When you work in Parliament, you have to be scrupulously non-partisan. To be trusted you must be inscrutable. When acting as an independent legal advisor, your advice should never be motivated by your personal views; but the management of that independence is particularly important in an environment where your clients come from across the political spectrum to work together and are facing their own political pressures daily.
What are you most proud of having achieved in your career?
It changes on most days. It could be anything from having accommodation secured for a homeless three-year-old to doing work with lawyers in Uganda to look at how MPs could better use the Ugandan Constitution to hold the government to account.
I think it’s really important to take pride in whatever you do. There will always be dull days at work, so you should take your wins where you find them and be proud that you’re making a contribution.
How do you turn off at the end of the day, and keep your professional and personal lives separate?
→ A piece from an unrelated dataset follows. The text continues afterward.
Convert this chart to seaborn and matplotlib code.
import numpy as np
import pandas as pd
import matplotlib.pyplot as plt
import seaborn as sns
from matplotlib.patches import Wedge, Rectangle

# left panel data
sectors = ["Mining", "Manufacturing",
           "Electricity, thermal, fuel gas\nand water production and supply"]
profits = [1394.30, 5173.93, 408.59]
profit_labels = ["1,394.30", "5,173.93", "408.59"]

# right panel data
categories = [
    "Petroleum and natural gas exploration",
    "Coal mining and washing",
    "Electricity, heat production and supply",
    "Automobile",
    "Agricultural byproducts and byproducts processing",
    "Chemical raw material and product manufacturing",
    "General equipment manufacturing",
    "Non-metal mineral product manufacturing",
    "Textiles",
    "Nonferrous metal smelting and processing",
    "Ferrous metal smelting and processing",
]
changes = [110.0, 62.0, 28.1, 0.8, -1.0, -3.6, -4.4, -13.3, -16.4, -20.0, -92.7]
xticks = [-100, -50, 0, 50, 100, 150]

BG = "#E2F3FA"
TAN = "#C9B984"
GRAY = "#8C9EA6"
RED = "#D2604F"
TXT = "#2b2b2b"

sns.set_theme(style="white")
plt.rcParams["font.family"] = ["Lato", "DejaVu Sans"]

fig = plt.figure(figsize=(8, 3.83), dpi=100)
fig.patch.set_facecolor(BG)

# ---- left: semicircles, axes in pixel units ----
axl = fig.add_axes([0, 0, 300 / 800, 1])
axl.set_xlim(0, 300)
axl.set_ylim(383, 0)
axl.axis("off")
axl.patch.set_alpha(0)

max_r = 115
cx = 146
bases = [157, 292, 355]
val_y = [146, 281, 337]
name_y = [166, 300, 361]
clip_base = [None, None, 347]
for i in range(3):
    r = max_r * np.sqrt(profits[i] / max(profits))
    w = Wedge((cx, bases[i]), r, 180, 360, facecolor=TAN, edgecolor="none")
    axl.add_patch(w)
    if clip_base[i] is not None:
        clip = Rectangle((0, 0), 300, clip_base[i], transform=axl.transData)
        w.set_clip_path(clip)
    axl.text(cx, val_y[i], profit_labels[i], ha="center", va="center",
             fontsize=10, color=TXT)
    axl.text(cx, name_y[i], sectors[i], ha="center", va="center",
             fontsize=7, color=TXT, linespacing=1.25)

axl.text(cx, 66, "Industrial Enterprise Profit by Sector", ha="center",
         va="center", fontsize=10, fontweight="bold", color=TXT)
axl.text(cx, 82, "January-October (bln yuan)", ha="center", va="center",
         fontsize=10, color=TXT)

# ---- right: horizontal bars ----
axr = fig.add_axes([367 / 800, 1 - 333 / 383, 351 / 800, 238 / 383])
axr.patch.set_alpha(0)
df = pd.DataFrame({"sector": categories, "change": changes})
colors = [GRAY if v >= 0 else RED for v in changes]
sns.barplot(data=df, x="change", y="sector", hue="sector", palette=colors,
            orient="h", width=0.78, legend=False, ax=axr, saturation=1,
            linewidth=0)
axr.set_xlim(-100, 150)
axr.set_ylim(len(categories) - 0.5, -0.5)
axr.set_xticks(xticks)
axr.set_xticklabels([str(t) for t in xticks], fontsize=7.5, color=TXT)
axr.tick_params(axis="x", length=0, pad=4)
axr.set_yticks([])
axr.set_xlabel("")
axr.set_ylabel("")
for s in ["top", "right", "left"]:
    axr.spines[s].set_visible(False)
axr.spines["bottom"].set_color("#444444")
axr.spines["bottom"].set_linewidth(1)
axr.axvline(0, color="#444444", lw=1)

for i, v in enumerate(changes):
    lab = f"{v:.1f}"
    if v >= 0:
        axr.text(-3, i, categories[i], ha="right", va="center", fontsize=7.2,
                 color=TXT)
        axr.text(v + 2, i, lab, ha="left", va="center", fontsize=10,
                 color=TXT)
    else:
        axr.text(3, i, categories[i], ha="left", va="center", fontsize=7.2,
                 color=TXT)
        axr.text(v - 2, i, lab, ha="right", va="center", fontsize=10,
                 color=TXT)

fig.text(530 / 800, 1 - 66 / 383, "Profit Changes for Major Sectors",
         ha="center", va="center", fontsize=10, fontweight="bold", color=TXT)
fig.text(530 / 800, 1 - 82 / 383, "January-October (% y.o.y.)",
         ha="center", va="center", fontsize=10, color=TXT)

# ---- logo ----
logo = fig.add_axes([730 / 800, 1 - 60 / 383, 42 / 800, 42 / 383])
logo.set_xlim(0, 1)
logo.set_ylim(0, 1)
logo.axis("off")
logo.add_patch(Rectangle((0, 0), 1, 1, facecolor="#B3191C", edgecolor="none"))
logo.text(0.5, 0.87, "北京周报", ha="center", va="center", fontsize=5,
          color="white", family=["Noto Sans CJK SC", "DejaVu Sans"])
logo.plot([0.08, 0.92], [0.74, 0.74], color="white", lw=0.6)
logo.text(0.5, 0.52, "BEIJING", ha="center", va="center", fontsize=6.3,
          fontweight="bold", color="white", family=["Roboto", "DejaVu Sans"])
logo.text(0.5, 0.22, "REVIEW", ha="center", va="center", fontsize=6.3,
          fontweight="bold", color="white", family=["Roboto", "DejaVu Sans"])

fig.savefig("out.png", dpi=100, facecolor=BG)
It can be really hard, especially when you think a decision is wrong, because it has resulted in bad law or because you feel for your clients. There is only so much the law can achieve. If you’ve done your job to the best of your ability, you have to cut yourself some slack. You have to have really thick skin to work in the human rights field, as an activist, policymaker or a lawyer. Many of the most important arguments are ones which take years to win. You have to be resilient because if you collapsed every time you didn’t win, you’d never get out of bed. If we never got out of bed, there would be nobody left to fight.
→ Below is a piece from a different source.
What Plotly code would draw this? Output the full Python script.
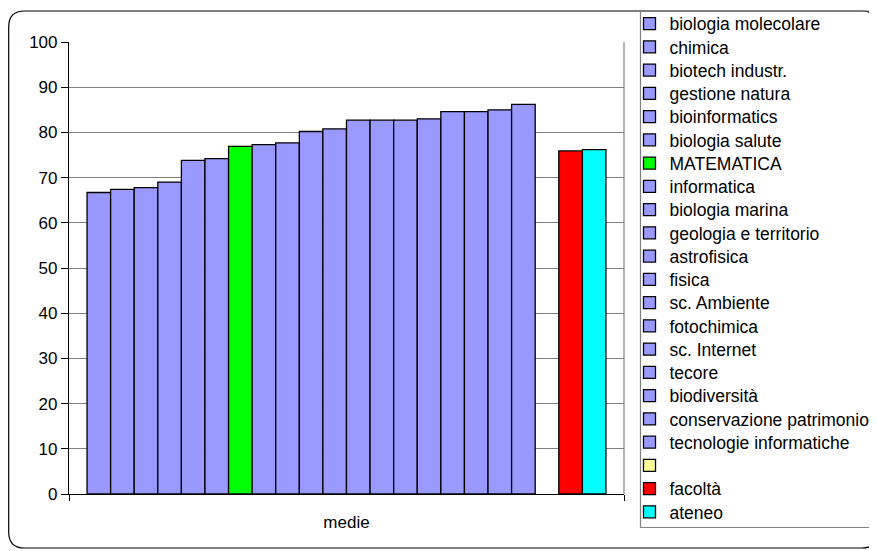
import plotly.graph_objects as go

category = ["medie"]
series_names = [
    "biologia molecolare", "chimica", "biotech industr.", "gestione natura",
    "bioinformatics", "biologia salute", "MATEMATICA", "informatica",
    "biologia marina", "geologia e territorio", "astrofisica", "fisica",
    "sc. Ambiente", "fotochimica", "sc. Internet", "tecore", "biodiversità",
    "conservazione patrimonio", "tecnologie informatiche", " ", "facoltà", "ateneo",
]
series_values = [
    66.7, 67.4, 67.8, 69.0, 73.8, 74.2, 76.9, 77.3, 77.7, 80.2, 80.8, 82.7,
    82.7, 82.7, 83.0, 84.6, 84.6, 85.0, 86.2, None, 75.9, 76.2,
]
series_colors = ["#9999FF"] * 6 + ["#00FF00"] + ["#9999FF"] * 12 + ["#FFFF99", "#FF0000", "#00FFFF"]
y_ticks = [0, 10, 20, 30, 40, 50, 60, 70, 80, 90, 100]

# page body has an 8px default margin: figure pixel = page pixel - 8
OFF = 8
W, H = 877 - OFF, 551 - OFF
L, R, T, B = 69 - OFF, 624 - OFF, 42 - OFF, 494 - OFF  # plot area (figure pixels)

def px(x):
    return (x - L) / (R - L)

def py(y):
    return (B - y) / (B - T)

font = "Liberation Sans, Arial, sans-serif"

fig = go.Figure()
legend_layouts = {}
first_item_y = 23.7 - OFF   # figure pixels
item_step = 23.25
for i, (name, val, col) in enumerate(zip(series_names, series_values, series_colors)):
    key = "legend" if i == 0 else f"legend{i + 1}"
    fig.add_trace(go.Bar(
        x=category, y=[val], name=name, legend=key,
        marker=dict(color=col, line=dict(color="#000000", width=1.3)),
    ))
    legend_layouts[key] = dict(
        x=px(621.5), xanchor="left",
        y=py(first_item_y + i * item_step), yanchor="middle",
        bgcolor="rgba(0,0,0,0)", borderwidth=0,
        font=dict(family=font, size=17.5, color="#000000"),
    )

# outer rounded border (figure pixels)
x0, x1, y0, y1, r = 0.7, 870, 3, 540, 16
path = (f"M {px(x0+r)},{py(y0)} L {px(x1-r)},{py(y0)} Q {px(x1)},{py(y0)} {px(x1)},{py(y0+r)} "
        f"L {px(x1)},{py(y1-r)} Q {px(x1)},{py(y1)} {px(x1-r)},{py(y1)} "
        f"L {px(x0+r)},{py(y1)} Q {px(x0)},{py(y1)} {px(x0)},{py(y1-r)} "
        f"L {px(x0)},{py(y0+r)} Q {px(x0)},{py(y0)} {px(x0+r)},{py(y0)} Z")
shapes = [
    dict(type="path", xref="paper", yref="paper", path=path,
         line=dict(color="#000000", width=1.2)),
    # legend box
    dict(type="rect", xref="paper", yref="paper",
         x0=px(632.5), x1=px(875), y0=py(519.5), y1=py(3),
         line=dict(color="#808080", width=1.2)),
    # plot area right border
    dict(type="line", xref="paper", yref="paper",
         x0=1, x1=1, y0=0, y1=1, line=dict(color="#808080", width=1.2)),
]

fig.update_layout(
    width=W, height=H,
    margin=dict(l=L, r=W - R, t=T, b=H - B, autoexpand=False),
    paper_bgcolor="white", plot_bgcolor="white",
    barmode="group", bargap=0.065, bargroupgap=0,
    font=dict(family=font, size=17, color="#000000"),
    showlegend=True,
    shapes=shapes,
    xaxis=dict(
        type="category", showline=True, linecolor="#000000", linewidth=1.2,
        ticks="outside", tickson="boundaries", ticklen=6, tickcolor="#000000",
        showgrid=False, tickfont=dict(family=font, size=17),
        ticklabelstandoff=12,
    ),
    yaxis=dict(
        range=[0, 100], tickvals=y_ticks, ticktext=[str(v) for v in y_ticks],
        showline=True, linecolor="#000000", linewidth=1.2,
        ticks="outside", ticklen=7, tickcolor="#000000",
        showgrid=True, gridcolor="#808080", gridwidth=1.2,
        zeroline=False, tickfont=dict(family=font, size=17),
    ),
    **legend_layouts,
)

fig.write_html("out.html")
I also really enjoy bad TV boxsets and taking regular holidays in places where the wi-fi is terrible.
What would you say to people who are considering becoming human rights lawyers, but are deterred by the financial cost and job competition?
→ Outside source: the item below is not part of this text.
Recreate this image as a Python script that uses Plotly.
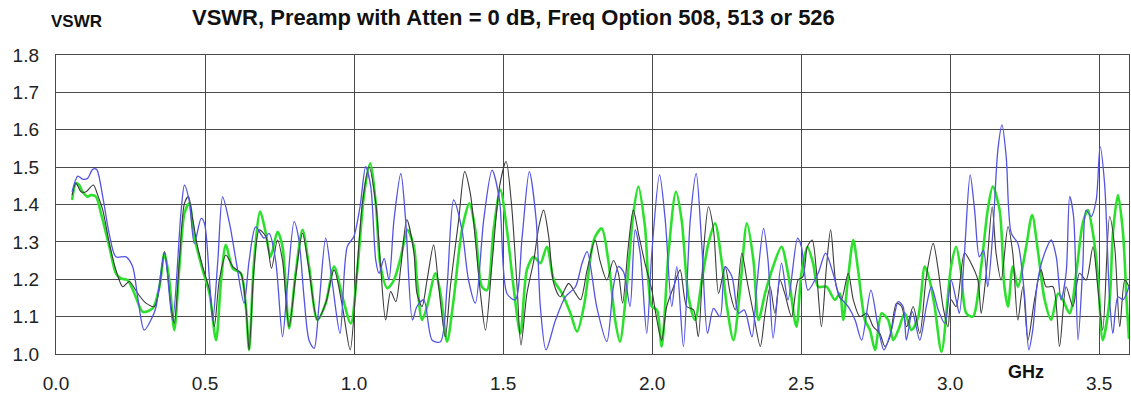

There are a lot of different ways to be a human rights lawyer. You have to decide what works for you. You can be an advocate in a charity, or in a law centre, or within government, trying to persuade a minister that your legal advice is right. When thinking about your career, it’s perfectly reasonable to think about what you want your life outside work to look like. Also, nothing is forever. Choices are not permanent and you can change direction.
Building a legal career, particularly at the bar, is competitive and challenging. I wouldn’t recommend that anyone invest in it until you’re sure it is what you want to do.
However, you should never rule yourself out of any choice because of fear or apprehension alone. I love the law. I still think that understanding the rules makes it easier to influence them for the better. The law has allowed me to build a rewarding career with massive scope for autonomy and the potential to make a real impact for the community and for individual clients.
A job for those who like the good fight? You even get to win sometimes.